Contaminarlo no sería un daño puntual; sería un golpe al corazón. Lo mismo ocurre con el paisaje: cuando se degrada, no desaparece solo una vista.

Decir “no” al macro vertedero de San Justo no es ideología. Es un acto de autoestima colectiva. Es recordar que la dignidad también se mide en litros de agua limpia, en paisajes protegidos, en pueblos que se vacían menos cuando se les escucha más. Es romper el hechizo de la resignación que ha convertido a León en un territorio acostumbrado a obedecer mientras otros diseñan su destino.

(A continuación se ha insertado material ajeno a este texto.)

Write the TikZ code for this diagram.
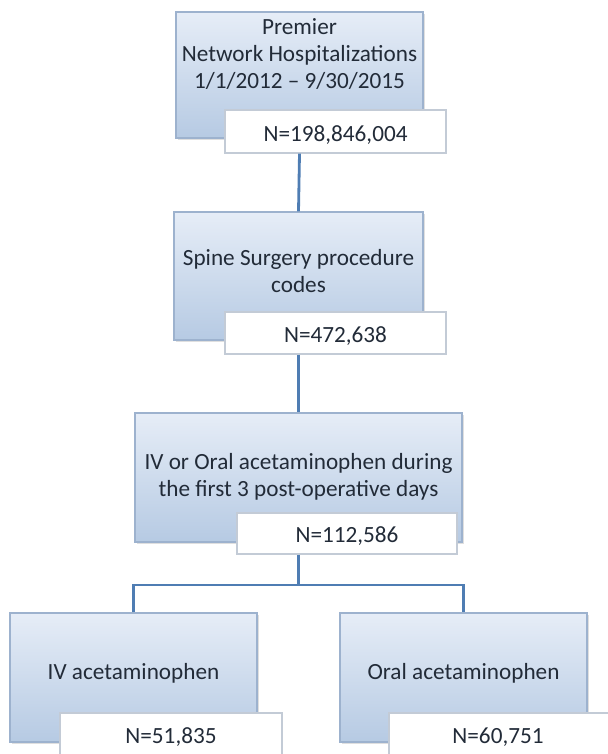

El agua del Tuerto–Esla no es un recurso cualquiera: es la sangre secreta que une comarcas, riega huertas, sostiene pueblos. Contaminarlo no sería un daño puntual; sería un golpe al corazón. Lo mismo ocurre con el paisaje: cuando se degrada, no desaparece solo una vista. Se acaba con un relato. Y sin relato común, ningún territorio puede reconocerse a sí mismo.

León tiene derecho a un futuro que no huela a residuo ni se mida en toneladas de desechos. Necesita soluciones, no cargas. Proyectos con raíces aquí, no decisiones tomadas a cientos de kilómetros. Políticas que reparen en vez de destruir. Instituciones que escuchen en vez de blindarse. Pero para lograrlo, hace falta algo sencillo y enorme a la vez: creer que la voz local importa. Que la ciudadanía no es un trámite. Que la política puede ser algo más que un muro de tecnicismos. Que esta tierra, tantas veces herida, tiene derecho por fin a dejar de ser zona de sacrificio y convertirse en territorio con esperanza.

Quizá entonces, cuando uno vuelva a subir al Teleno y mire el horizonte limpio, comprenda algo esencial: el progreso no es aceptar lo inevitable, sino tener el valor de imaginar algo distinto y hacerlo posible.